By the same token, there is a drastically higher density of people who are deeply knowledgeable about one or more areas of public policy living inside the Beltway than anyplace else you’re going to go. If you’re going to meet someone at a social or professional event who knows all about the Multi-Fibre Arrangement or how Title I funding is allocated or what the Export-Important Bank does or how the Federal Transit Administration evaluates new projects or what the revenue implications are of a higher dividend tax rate versus capital gains tax rate, you’re probably going to do it in Washington. That lends a quality to the city that some people hate—lots of boring people nerding out about boring stuff—but I don’t think it makes all that much sense to write about American politics if you don’t find this stuff to be on some level interesting. After all, this is why it matters who wins the elections!

And while it is obviously possible to learn about these and other topics purely through research and distance-learning methods, in practice I think it’s hard. Google can be an enormously powerful weapon for confirmation bias, while chance encounters and deliberate face-to-face convenings are a powerful tool for disrupting it. And people—from civil servants to think-tankers to lobbyists to advocates of various kinds—can be a little more up front about their thinking in a conversation than in an official publication.

What’s true is that for most of the same reasons that D.C. has a regional specialization in deep knowledge of public policy issues, it also has a regional specialization in glib spin and nonsense.
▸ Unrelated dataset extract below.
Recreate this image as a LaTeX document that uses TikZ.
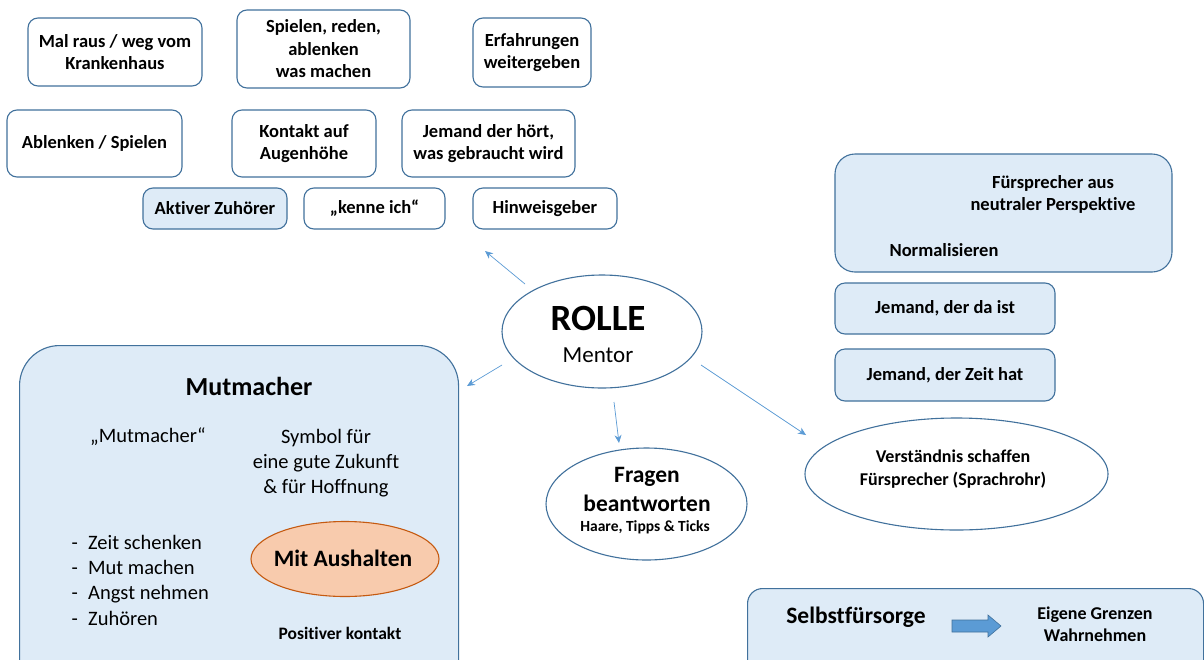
\documentclass[tikz,border=0pt]{standalone}
\usepackage{fontspec}
\setmainfont{Carlito}[Ligatures=NoCommon]
\usetikzlibrary{arrows.meta,shapes.geometric}
\definecolor{bord}{HTML}{41719C}
\definecolor{lfill}{HTML}{DEEBF7}
\definecolor{arrc}{HTML}{5B9BD5}
\definecolor{ofill}{HTML}{F8CBAD}
\definecolor{obord}{HTML}{C55A11}
\begin{document}
\begin{tikzpicture}[x=1pt,y=-1pt,
  sbox/.style={draw=bord, line width=1.1pt, rounded corners=10pt, fill=white, align=center, inner sep=0pt,
    font=\bfseries\fontsize{18.5}{22.5}\selectfont},
  bbox/.style={draw=bord, line width=1.1pt, fill=lfill, inner sep=0pt},
  ell/.style={ellipse, draw=bord, line width=1.1pt, fill=white, inner sep=0pt},
  txt/.style={inner sep=0pt, align=center},
  arr/.style={draw=arrc, line width=0.7pt, -{Stealth[length=8pt,width=7pt]}},
  fb/.style 2 args={font=\bfseries\fontsize{#1}{#2}\selectfont},
  fr/.style 2 args={font=\fontsize{#1}{#2}\selectfont}
]
\useasboundingbox (0,0) rectangle (1204,659);
\clip (0,0) rectangle (1204,659);
\fill[white] (0,0) rectangle (1204,659);

% top boxes
\node[sbox, minimum width=174pt, minimum height=68pt] (b1) at (115,52) {Mal raus / weg vom\\Krankenhaus};
\node[sbox, minimum width=173pt, minimum height=78pt] (b2) at (323.5,49) {Spielen, reden,\\ablenken\\was machen};
\node[sbox, minimum width=118pt, minimum height=69pt] (b3) at (532,52.5) {Erfahrungen\\weitergeben};
\node[sbox, minimum width=175pt, minimum height=67pt] (b4) at (94.5,143.5) {Ablenken / Spielen};
\node[sbox, minimum width=144pt, minimum height=67pt] (b5) at (304,143.5) {Kontakt auf\\Augenhöhe};
\node[sbox, minimum width=173pt, minimum height=67pt] (b6) at (488.5,143.5) {Jemand der hört,\\was gebraucht wird};
\node[sbox, fill=lfill, minimum width=144pt, minimum height=41pt] (b7) at (215,208.5) {Aktiver Zuhörer};
\node[sbox, minimum width=141pt, minimum height=41pt] (b8) at (374.5,208.5) {„kenne ich“};
\node[sbox, minimum width=144pt, minimum height=41pt] (b9) at (545,208.5) {Hinweisgeber};

% right boxes
\node[bbox, rounded corners=20pt, minimum width=337pt, minimum height=118pt] (rbig) at (1003.5,213) {};
\node[txt, fb={18.5}{22}] (fsp) at (1053,194) {Fürsprecher aus\\neutraler Perspektive};
\node[txt, fb={18.5}{22}] (norm) at (944,250) {Normalisieren};
\node[sbox, fill=lfill, minimum width=220pt, minimum height=51pt] (r1) at (945,308.5) {Jemand, der da ist};
\node[sbox, fill=lfill, minimum width=220pt, minimum height=52pt] (r2) at (945,375) {Jemand, der Zeit hat};

% central ellipse
\node[ell, minimum width=200pt, minimum height=113pt] (rolle) at (602,331.5) {};
\node[txt, fb={37}{40}] (rt) at (598,318) {ROLLE};
\node[txt, fr={23}{28}] (mt) at (598,355) {Mentor};

% Fragen
\node[ell, minimum width=201pt, minimum height=112pt] (frag) at (646.5,504) {};
\node[txt, fb={23.5}{28}] (fr1) at (647,477) {Fragen};
\node[txt, fb={23.5}{28}] (fr2) at (647,503) {beantworten};
\node[txt, fb={15.5}{18}] (fr3) at (645,527) {Haare, Tipps \& Ticks};

% Verstaendnis
\node[ell, minimum width=303pt, minimum height=112pt] (vers) at (956.5,474) {};
\node[txt, fb={18}{23}] (vt) at (953,469) {Verständnis schaffen\\Fürsprecher (Sprachrohr)};

% Mutmacher box
\node[bbox, rounded corners=40pt, minimum width=439pt, minimum height=355pt, anchor=north west] (mut) at (19,345) {};
\node[txt, fb={26}{30}] (mtit) at (249,386) {Mutmacher};
\node[txt, fr={20.5}{25}] (mq) at (148,437) {„Mutmacher“};
\node[txt, fr={20.5}{25.3}] (sym) at (326,463) {Symbol für\\eine gute Zukunft\\\& für Hoffnung};
\foreach \t/\yy [count=\i] in {Zeit schenken/549, Mut machen/574, Angst nehmen/599, Zuhören/625}{
  \node[txt, fr={20.5}{25}, anchor=base east] (d\i) at (78,\yy) {-};
  \node[txt, fr={20.5}{25}, anchor=base west] (l\i) at (88,\yy) {\t};
}
\node[ellipse, draw=obord, line width=1.1pt, fill=ofill, inner sep=0pt, minimum width=188pt, minimum height=75pt] (aus) at (345,559) {};
\node[txt, fb={23.5}{28}] (aust) at (343,558) {Mit Aushalten};
\node[txt, fb={17.5}{20}] (pos) at (340,633) {Positiver kontakt};

% Selbstfuersorge box
\node[bbox, rounded corners=15pt, minimum width=456pt, minimum height=102pt, anchor=north west] (selb) at (747,588) {};
\node[txt, fb={23.5}{28}] (st) at (856,617) {Selbstfürsorge};
\node[txt, fb={18}{22}] (eg) at (1095,624) {Eigene Grenzen\\Wahrnehmen};
\draw[fill=arrc, draw=bord, line width=0.6pt] (952,620) -- (988,620) -- (988,615) -- (1001,626) -- (988,637) -- (988,632) -- (952,632) -- cycle;

% arrows
\coordinate (a1s) at (525,284); \coordinate (a1e) at (485,251);
\coordinate (a2s) at (502,365); \coordinate (a2e) at (467,386);
\coordinate (a3s) at (614,402); \coordinate (a3e) at (619,443);
\coordinate (a4s) at (701,365); \coordinate (a4e) at (806,435);
\draw[arr] (a1s) -- (a1e);
\draw[arr] (a2s) -- (a2e);
\draw[arr] (a3s) -- (a3e);
\draw[arr] (a4s) -- (a4e);
\end{tikzpicture}
\end{document}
So it is perfectly possible to come here and fully immerse yourself in glib spin and nonsense. The solution to that is to not do it. And to be honest, part of the nature of the glib spin and nonsense is that it travels loud and clear much further than the deep policy understanding. It’s easy to assimilate your side’s best talking points from a distance and equally easy to encounter and be repulsed by the other side’s worst talking points. What’s hard to do from far away is actually learn from people with detailed knowledge. It’s genuinely unfortunate that so many D.C.-based writers and publications ill-serve their audience by focusing on a lot of gossip and trivia, but the best antidotes to that gossip and trivia are also right here in the nation’s capital. The policies are made here, and the world’s largest concentration of people who are knowledgeable about public policy are also here.